A much more rarely mentioned benefit of bats is that they reduce the need for insecticides to protect crops from voracious insects. Unfortunately, our bats are sick. What made them sick is debatable but only because there are so many possible causes for their morbidity. It could be the chemicals belching into the air they breathe along with us. It could be a consequence of global warming. It is probably a combination of factors disrupting the fine balance in our ecosystem that has allowed them to thrive for tens or hundreds of thousands of years. One need not look far or beyond the usual suspects to identify reasons for their demise.

The most obvious and immediate cause of the bat decline is an infectious disease against which the bats appear to have no resistance. This disease is characterized by a white fungus accumulating about the bat nose and is consequently known as white nose syndrome. It came from New York state (of course) and is decimating bat colonies in Connecticut. With the loss of our bat guardians, insect populations have swelled, and farmers have responded by applying more insecticides to protect their crops. These chemical poisons are saving crops, but as with many changes in our ecosystem, there have been unintended consequences.

The most disturbing of these consequences has been an otherwise inexplicable increase in illnesses and deaths amongst newborn human babies. Regions depleted of bats, in which increased pesticide use has been adopted to compensate for the increased insect burden, have substantially higher rates of infant mortality than were evident before the bat population collapse. Some studies have found that areas in which white nose syndrome decimated the resident bat population experienced as much as an 8 percent increase in infant mortality.

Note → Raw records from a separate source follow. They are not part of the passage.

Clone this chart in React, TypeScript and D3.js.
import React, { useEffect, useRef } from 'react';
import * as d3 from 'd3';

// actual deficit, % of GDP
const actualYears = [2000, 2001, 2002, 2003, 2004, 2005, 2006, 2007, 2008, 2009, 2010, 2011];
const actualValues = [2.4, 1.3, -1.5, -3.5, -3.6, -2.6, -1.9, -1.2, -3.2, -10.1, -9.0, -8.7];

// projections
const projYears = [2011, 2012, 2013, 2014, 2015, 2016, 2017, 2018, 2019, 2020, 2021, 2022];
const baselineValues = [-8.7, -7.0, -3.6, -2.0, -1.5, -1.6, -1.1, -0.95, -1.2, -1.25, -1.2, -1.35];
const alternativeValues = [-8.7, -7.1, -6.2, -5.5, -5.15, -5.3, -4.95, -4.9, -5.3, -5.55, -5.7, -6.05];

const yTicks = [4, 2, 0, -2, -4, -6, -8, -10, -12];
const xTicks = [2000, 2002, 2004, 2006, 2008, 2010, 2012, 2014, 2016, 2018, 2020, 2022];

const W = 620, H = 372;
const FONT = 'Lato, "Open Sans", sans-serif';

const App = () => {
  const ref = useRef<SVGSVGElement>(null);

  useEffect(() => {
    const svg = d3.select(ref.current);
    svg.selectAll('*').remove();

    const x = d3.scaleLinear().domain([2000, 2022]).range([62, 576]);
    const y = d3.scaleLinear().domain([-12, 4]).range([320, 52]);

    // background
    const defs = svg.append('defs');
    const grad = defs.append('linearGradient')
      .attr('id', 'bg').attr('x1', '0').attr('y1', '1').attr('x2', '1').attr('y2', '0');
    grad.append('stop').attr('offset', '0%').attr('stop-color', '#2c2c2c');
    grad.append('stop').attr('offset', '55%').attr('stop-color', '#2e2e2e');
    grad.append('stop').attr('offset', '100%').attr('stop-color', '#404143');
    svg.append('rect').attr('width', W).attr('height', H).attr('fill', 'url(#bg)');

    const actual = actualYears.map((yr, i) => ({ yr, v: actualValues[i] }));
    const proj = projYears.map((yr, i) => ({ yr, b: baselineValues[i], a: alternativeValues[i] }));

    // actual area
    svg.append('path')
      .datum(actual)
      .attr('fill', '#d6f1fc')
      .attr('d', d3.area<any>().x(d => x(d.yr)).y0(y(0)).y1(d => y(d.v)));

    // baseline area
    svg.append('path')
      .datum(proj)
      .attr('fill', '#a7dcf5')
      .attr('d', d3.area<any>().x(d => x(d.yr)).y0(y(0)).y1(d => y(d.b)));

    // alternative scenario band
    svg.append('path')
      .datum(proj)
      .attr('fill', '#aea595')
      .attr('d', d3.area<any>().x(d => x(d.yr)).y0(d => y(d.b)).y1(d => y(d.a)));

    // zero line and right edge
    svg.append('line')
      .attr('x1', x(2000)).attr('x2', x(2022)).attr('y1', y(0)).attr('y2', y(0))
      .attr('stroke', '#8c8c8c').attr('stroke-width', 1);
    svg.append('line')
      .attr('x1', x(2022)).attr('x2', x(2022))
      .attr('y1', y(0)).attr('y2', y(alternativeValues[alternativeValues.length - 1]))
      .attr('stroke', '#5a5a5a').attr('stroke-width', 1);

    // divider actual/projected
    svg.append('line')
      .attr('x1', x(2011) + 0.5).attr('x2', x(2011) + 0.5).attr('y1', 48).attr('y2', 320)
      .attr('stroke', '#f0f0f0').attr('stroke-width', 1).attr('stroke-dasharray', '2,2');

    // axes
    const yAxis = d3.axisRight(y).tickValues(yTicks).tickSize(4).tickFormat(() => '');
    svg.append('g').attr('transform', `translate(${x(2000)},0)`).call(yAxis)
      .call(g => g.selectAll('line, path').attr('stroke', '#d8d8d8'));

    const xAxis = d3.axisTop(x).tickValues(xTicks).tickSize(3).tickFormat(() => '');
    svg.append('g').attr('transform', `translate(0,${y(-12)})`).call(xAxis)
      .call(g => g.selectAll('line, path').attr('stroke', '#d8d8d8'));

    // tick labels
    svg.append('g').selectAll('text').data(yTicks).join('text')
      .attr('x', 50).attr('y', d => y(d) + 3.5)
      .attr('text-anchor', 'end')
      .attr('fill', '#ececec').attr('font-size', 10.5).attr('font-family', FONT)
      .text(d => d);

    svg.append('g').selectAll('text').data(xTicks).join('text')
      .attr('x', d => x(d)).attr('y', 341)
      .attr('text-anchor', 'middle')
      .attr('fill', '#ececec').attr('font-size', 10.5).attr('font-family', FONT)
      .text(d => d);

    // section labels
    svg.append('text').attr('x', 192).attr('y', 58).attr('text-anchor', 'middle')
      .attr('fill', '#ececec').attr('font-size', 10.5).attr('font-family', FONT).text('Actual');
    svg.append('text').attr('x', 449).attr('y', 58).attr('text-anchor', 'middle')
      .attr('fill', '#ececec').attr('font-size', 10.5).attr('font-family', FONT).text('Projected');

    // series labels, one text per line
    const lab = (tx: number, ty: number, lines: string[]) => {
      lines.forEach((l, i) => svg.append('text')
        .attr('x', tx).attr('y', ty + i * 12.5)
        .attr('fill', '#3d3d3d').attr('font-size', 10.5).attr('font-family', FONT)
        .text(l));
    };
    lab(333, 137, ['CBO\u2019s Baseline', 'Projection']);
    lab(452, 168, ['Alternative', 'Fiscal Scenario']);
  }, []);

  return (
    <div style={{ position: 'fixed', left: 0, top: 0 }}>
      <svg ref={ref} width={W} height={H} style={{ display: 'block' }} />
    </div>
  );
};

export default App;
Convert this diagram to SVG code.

This is a domino effect. Environmental changes allow the emergence or spread of a previously rare or nonexistent disease amongst bats. The decline in bat numbers allows for a rapid expansion of agricultural pests. Farmers compensate for crop damage by applying more (expensive) pesticides. Agricultural communities, like our own, are exposed to high doses of toxic chemicals, and the most vulnerable members of our communities, the newborns, are those most challenged by this change in the environment.

The ecosystem we live in and depend upon is fragile. Bats had been an important part of that ecosystem long before our ancestors left the Rift Valley in Africa and started disrupting the fine balance in Nature that had evolved over millions of years. We need to save the bats, not just for the farmers dealing with exploding insect populations, but also for the health and welfare of our own species.


Dr. Lechtenberg is an Easton resident who graduated from Tufts University and Tufts Medical School in Massachusetts and subsequently trained at The Mount Sinai Hospital and Columbia-Presbyterian Medical Center in Manhattan.  He worked as a neurologist at several New York Hospitals, including Kings County and The Long Island College Hospital, while maintaining a private practice, teaching at SUNY Downstate Medical School, and publishing 15 books on a variety of medical topics. He worked in drug development in the U.S., as well as in England, Germany, and France.